Commercial truck breakdowns are a major struggle for truck drivers because they are a major safety hazard as well as an obstacle to a completed job. If a commercial truck has a tire blowout while driving down the freeway, it puts the truck driver, as well as all other nearby drivers, at risk. In addition, electrical system failures can bring a truck to a dead stop while on the job, preventing the driver from arriving on time and ensuring a smooth delivery. Sometimes problems arise no matter what we do, but taking steps to mitigate risks is critical to a safer and better time on the road.
According to Fleet Net America, tire problems cause more than 50% of commercial truck breakdowns. This probably isn’t surprising to anyone—if you’ve driven on the highway, you’ve likely seen shredded tire treads on the side of the road. It’s way more common than it should be, especially when it’s often easily avoidable, and there are simple ways to mitigate the risk of tire failure. Some common issues found in commercial truck tires include:
- Improper inflation (underinflated/overinflated)
- Worn treads
- Misaligned axels
Things every driver should be doing to keep tire problems at bay include:
- Daily inspection
- Check PSI (adjust if necessary)
- Check treads
- Have tires checked and rotated regularly
- Replace tires every 3-6 years
Brakes are the second most common cause of commercial truck breakdowns. A trucker’s brakes are being worn down a lot more quickly than those in an average vehicle, making it all the more crucial for regular maintenance. A general rule of thumb is that commercial trucks should have their brake pads replaced every 30,000 miles. Every time you take your truck in to be serviced, you should have your brakes checked to ensure they’re still in proper working condition.

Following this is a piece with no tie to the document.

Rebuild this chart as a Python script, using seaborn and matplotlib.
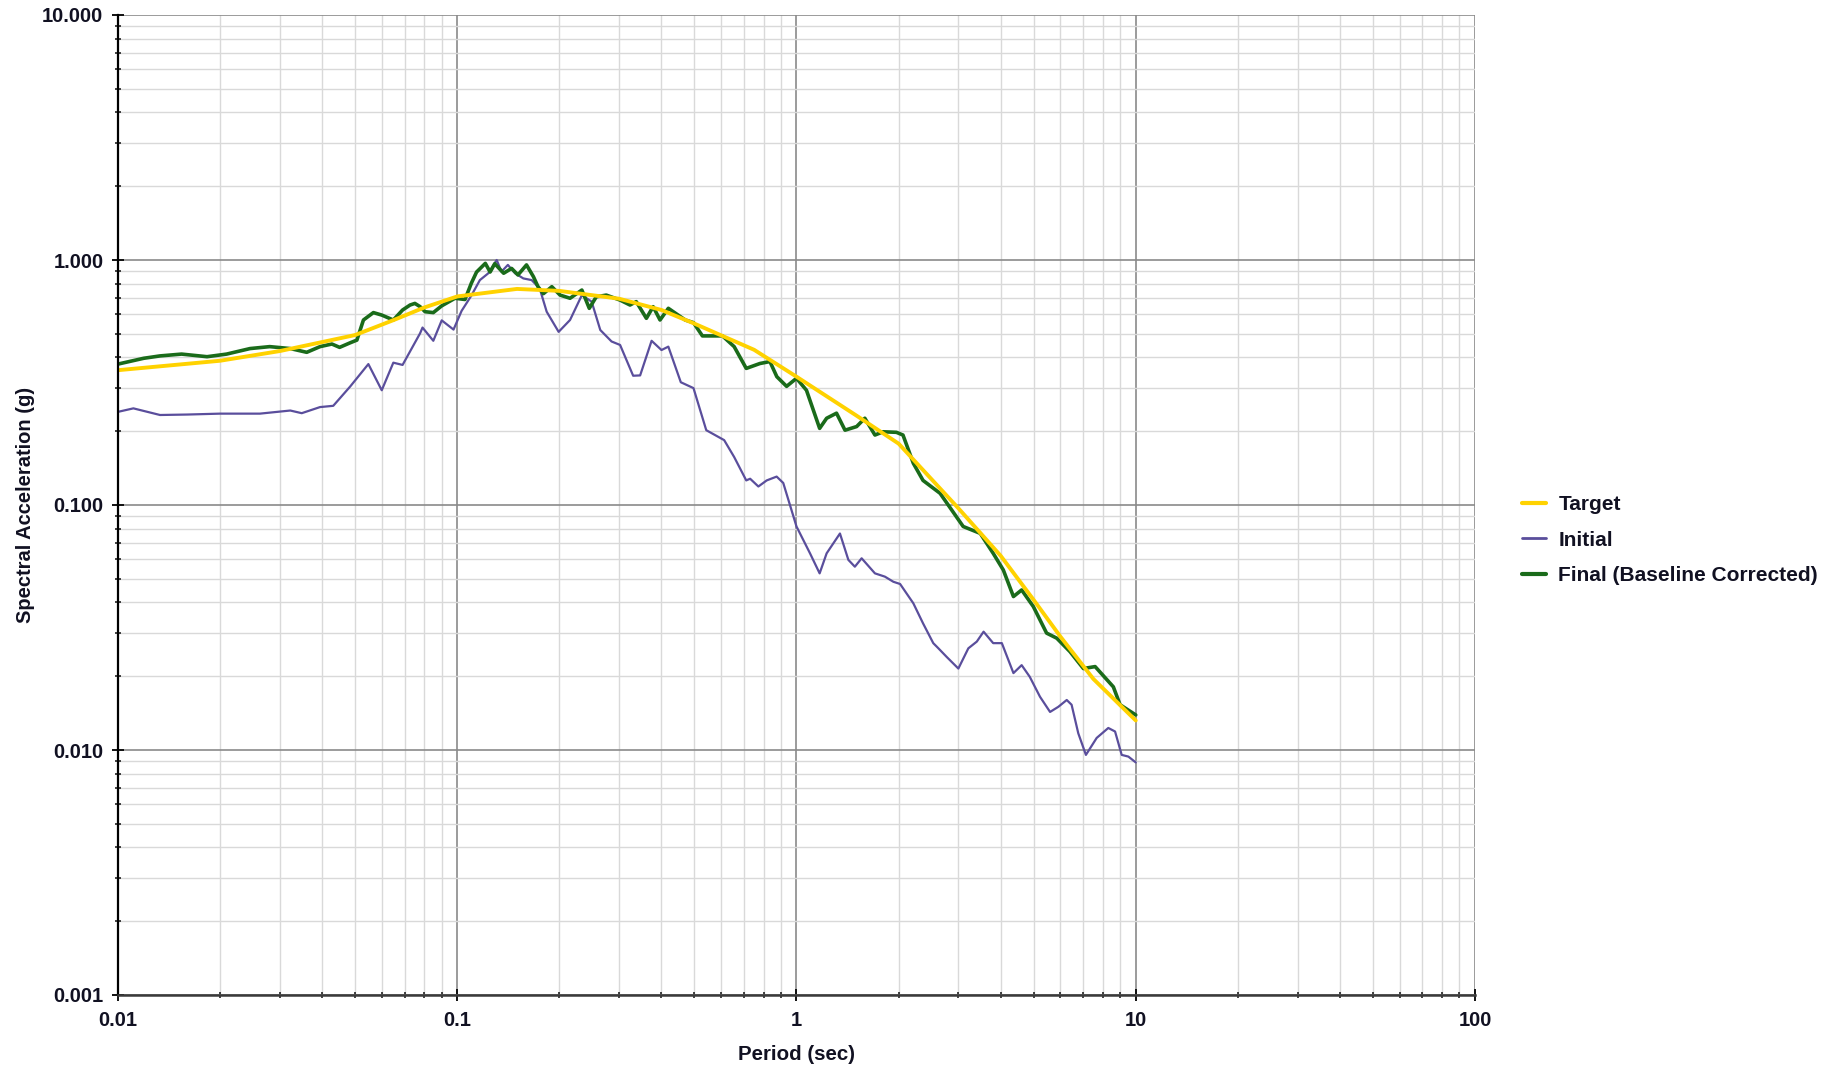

A commercial truck’s electrical system is what keeps it running. If this system is faulty, it could lead to serious problems on the road. The main components of a vehicle’s electrical system are the starter motor, alternator, and battery—if any of these components aren’t working properly, the vehicle won’t even start. Diagnostics should be done on the vehicle regularly to ensure that these components are all in good working condition. Generally, commercial truck batteries last 3-4 years, but they should be checked whenever the vehicle is serviced to make sure they aren’t corroding faster than expected.